-- start GIVEN MATERIAL --

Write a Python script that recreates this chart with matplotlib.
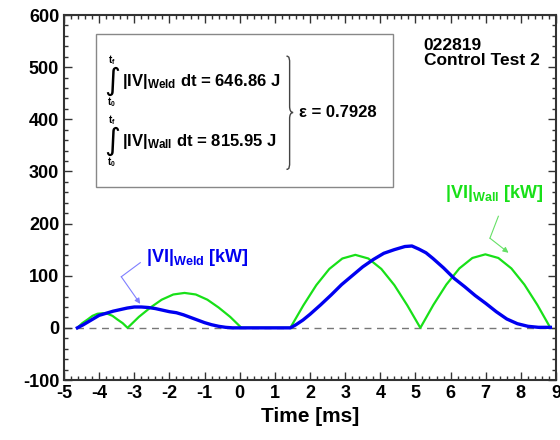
"""Weld vs wall power traces, control test 2."""
import matplotlib
matplotlib.use("Agg")
import matplotlib.pyplot as plt
from matplotlib.path import Path
from matplotlib.patches import PathPatch, Rectangle
from matplotlib.ticker import MultipleLocator

plt.rcParams["font.family"] = ["Liberation Sans", "DejaVu Sans"]
plt.rcParams["font.weight"] = "bold"
plt.rcParams["axes.unicode_minus"] = False
plt.rcParams["mathtext.fontset"] = "custom"
plt.rcParams["mathtext.rm"] = "Liberation Sans:bold"
plt.rcParams["mathtext.it"] = "Liberation Sans:bold"
plt.rcParams["mathtext.bf"] = "Liberation Sans:bold"

# |VI| weld trace [kW]
weld_t = [-4.62, -4.45, -4.3, -4.15, -4.0, -3.8, -3.6, -3.4, -3.2, -3.0, -2.8,
          -2.6, -2.4, -2.2, -2.0, -1.8, -1.6, -1.4, -1.2, -1.0, -0.8, -0.6,
          -0.4, -0.2, 0.0, 0.5, 1.0, 1.44, 1.6, 1.8, 2.0, 2.3, 2.6, 2.9, 3.2,
          3.5, 3.8, 4.1, 4.4, 4.7, 4.9, 5.1, 5.3, 5.5, 5.8, 6.1, 6.4, 6.7,
          7.0, 7.3, 7.6, 7.9, 8.2, 8.5, 8.84]
weld_v = [0, 6, 12, 18, 24, 28, 32, 35, 38, 40, 40,
          39, 37, 34, 31, 29, 25, 20, 15, 10, 6, 3,
          1, 0, 0, 0, 0, 0, 6, 15, 26, 44, 63, 83, 100,
          117, 131, 143, 150, 156, 157, 151, 144, 133, 115, 95, 79, 62,
          47, 31, 17, 8, 3, 1, 1]

# |VI| wall trace [kW] (green arcs)
wall_t = [-4.62, -4.48, -4.33, -4.19, -4.05, -3.90, -3.76, -3.62, -3.48, -3.33,
          -3.19, -2.87, -2.54, -2.22, -1.89, -1.57, -1.25, -0.92, -0.60, -0.27,
          0.05, 1.44, 1.81, 2.18, 2.55, 2.92, 3.29, 3.66, 4.03, 4.40, 4.77,
          5.14, 5.51, 5.88, 6.25, 6.62, 6.99, 7.36, 7.73, 8.10, 8.47, 8.84]
wall_v = [0, 9, 16, 23, 27, 28, 27, 23, 16, 9,
          0, 21, 39, 54, 64, 67, 64, 54, 39, 21,
          0, 0, 43, 82, 113, 133, 140, 133, 113, 82, 43,
          0, 44, 83, 114, 134, 141, 134, 114, 83, 44, 0]

e_weld = 646.86
e_wall = 815.95
efficiency = 0.7928
test_id = "022819"
test_name = "Control Test 2"

BLUE = "#0000f0"
GREEN = "#18e018"


def draw_brace(ax, xa, xb, xc, ytop, ymid, ybot):
    codes = [Path.MOVETO, Path.CURVE4, Path.CURVE4, Path.CURVE4, Path.LINETO,
             Path.CURVE4, Path.CURVE4, Path.CURVE4,
             Path.CURVE4, Path.CURVE4, Path.CURVE4, Path.LINETO,
             Path.CURVE4, Path.CURVE4, Path.CURVE4]
    verts = [(xa, ytop), (xb, ytop), (xb, ytop - 5), (xb, ytop - 16), (xb, ymid + 12),
             (xb, ymid + 5), (xb + 0.03, ymid), (xc, ymid),
             (xb + 0.03, ymid), (xb, ymid - 5), (xb, ymid - 12), (xb, ybot + 16),
             (xb, ybot + 5), (xb, ybot), (xa, ybot)]
    ax.add_patch(PathPatch(Path(verts, codes), fill=False, lw=1.0, color="#444444"))


def main():
    fig = plt.figure(figsize=(5.6, 4.4), dpi=100)
    ax = fig.add_axes([64 / 560, 60 / 440, 492 / 560, 365 / 440])

    ax.axhline(0, color="#777777", lw=1.0, ls=(0, (5, 4)), zorder=1)
    ax.plot(wall_t, wall_v, color=GREEN, lw=1.6, zorder=2)
    ax.plot(weld_t, weld_v, color=BLUE, lw=2.4, zorder=3, solid_joinstyle="round")

    ax.set_xlim(-5, 9)
    ax.set_ylim(-100, 600)
    ax.xaxis.set_major_locator(MultipleLocator(1))
    ax.xaxis.set_minor_locator(MultipleLocator(0.2))
    ax.yaxis.set_major_locator(MultipleLocator(100))
    ax.yaxis.set_minor_locator(MultipleLocator(20))
    ax.tick_params(which="both", direction="in", top=True, right=True,
                   labelsize=13, width=1.0, color="#333333")
    ax.tick_params(which="major", length=6)
    ax.tick_params(which="minor", length=3)
    for lab in ax.get_xticklabels() + ax.get_yticklabels():
        lab.set_fontweight("bold")
    for sp in ax.spines.values():
        sp.set_linewidth(1.5)
        sp.set_color("#333333")
    ax.set_xlabel("Time [ms]", fontsize=15, fontweight="bold", labelpad=4)

    # energy box
    ax.add_patch(Rectangle((-4.09, 271), 8.46, 292, fill=False, lw=1.0,
                           edgecolor="#888888", zorder=4))
    for y_c, sub, val in [(473, "Weld", e_weld), (358, "Wall", e_wall)]:
        ax.text(-3.62, y_c, "\u222b", fontsize=22, family="DejaVu Sans",
                fontweight="normal", ha="center", va="center")
        ax.text(-3.64, y_c + 40, "$\\mathrm{t_f}$", fontsize=7, ha="center", va="center")
        ax.text(-3.64, y_c - 40, "$\\mathrm{t_0}$", fontsize=7, ha="center", va="center")
        ax.text(-3.36, y_c, "$|\\mathrm{IV}|_{\\mathrm{%s}}$ dt = %.2f J" % (sub, val),
                fontsize=12, ha="left", va="center")
    draw_brace(ax, 1.33, 1.42, 1.52, 521, 413, 304)
    ax.text(1.68, 413, "\u03b5 = %.4f" % efficiency, fontsize=12, ha="left", va="center")

    ax.text(5.23, 556, test_id + "\n" + test_name, fontsize=12.5, ha="left", va="top",
            linespacing=1.0)

    # curve labels with bent arrows
    ax.text(-2.66, 135, "$|\\mathrm{VI}|_{\\mathrm{Weld}}$ [kW]", fontsize=13,
            color=BLUE, ha="left", va="center")
    ax.plot([-2.83, -3.37], [125, 98], color="#7f7fff", lw=0.8)
    ax.annotate("", xy=(-2.83, 46), xytext=(-3.37, 98),
                arrowprops=dict(arrowstyle="-|>", color="#7f7fff", lw=0.8,
                                mutation_scale=8, shrinkA=0, shrinkB=0))

    ax.text(5.83, 258, "$|\\mathrm{VI}|_{\\mathrm{Wall}}$ [kW]", fontsize=13,
            color=GREEN, ha="left", va="center")
    ax.plot([7.36, 7.12], [214, 172], color="#66e066", lw=0.8)
    ax.annotate("", xy=(7.65, 144), xytext=(7.12, 172),
                arrowprops=dict(arrowstyle="-|>", color="#66e066", lw=0.8,
                                mutation_scale=8, shrinkA=0, shrinkB=0))

    fig.savefig("out.png", dpi=100)


if __name__ == "__main__":
    main()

-- end GIVEN MATERIAL --

# PROBLEM TO SOLVE
Quote, please, every line of the material above from its start through the line that has "47, 31, 17, 8, 3, 1, 1]", reproducing the words exactly and dropping any images.

# WRITTEN ANSWER
Write a Python script that recreates this chart with matplotlib.
"""Weld vs wall power traces, control test 2."""
import matplotlib
matplotlib.use("Agg")
import matplotlib.pyplot as plt
from matplotlib.path import Path
from matplotlib.patches import PathPatch, Rectangle
from matplotlib.ticker import MultipleLocator

plt.rcParams["font.family"] = ["Liberation Sans", "DejaVu Sans"]
plt.rcParams["font.weight"] = "bold"
plt.rcParams["axes.unicode_minus"] = False
plt.rcParams["mathtext.fontset"] = "custom"
plt.rcParams["mathtext.rm"] = "Liberation Sans:bold"
plt.rcParams["mathtext.it"] = "Liberation Sans:bold"
plt.rcParams["mathtext.bf"] = "Liberation Sans:bold"

# |VI| weld trace [kW]
weld_t = [-4.62, -4.45, -4.3, -4.15, -4.0, -3.8, -3.6, -3.4, -3.2, -3.0, -2.8,
          -2.6, -2.4, -2.2, -2.0, -1.8, -1.6, -1.4, -1.2, -1.0, -0.8, -0.6,
          -0.4, -0.2, 0.0, 0.5, 1.0, 1.44, 1.6, 1.8, 2.0, 2.3, 2.6, 2.9, 3.2,
          3.5, 3.8, 4.1, 4.4, 4.7, 4.9, 5.1, 5.3, 5.5, 5.8, 6.1, 6.4, 6.7,
          7.0, 7.3, 7.6, 7.9, 8.2, 8.5, 8.84]
weld_v = [0, 6, 12, 18, 24, 28, 32, 35, 38, 40, 40,
          39, 37, 34, 31, 29, 25, 20, 15, 10, 6, 3,
          1, 0, 0, 0, 0, 0, 6, 15, 26, 44, 63, 83, 100,
          117, 131, 143, 150, 156, 157, 151, 144, 133, 115, 95, 79, 62,
          47, 31, 17, 8, 3, 1, 1]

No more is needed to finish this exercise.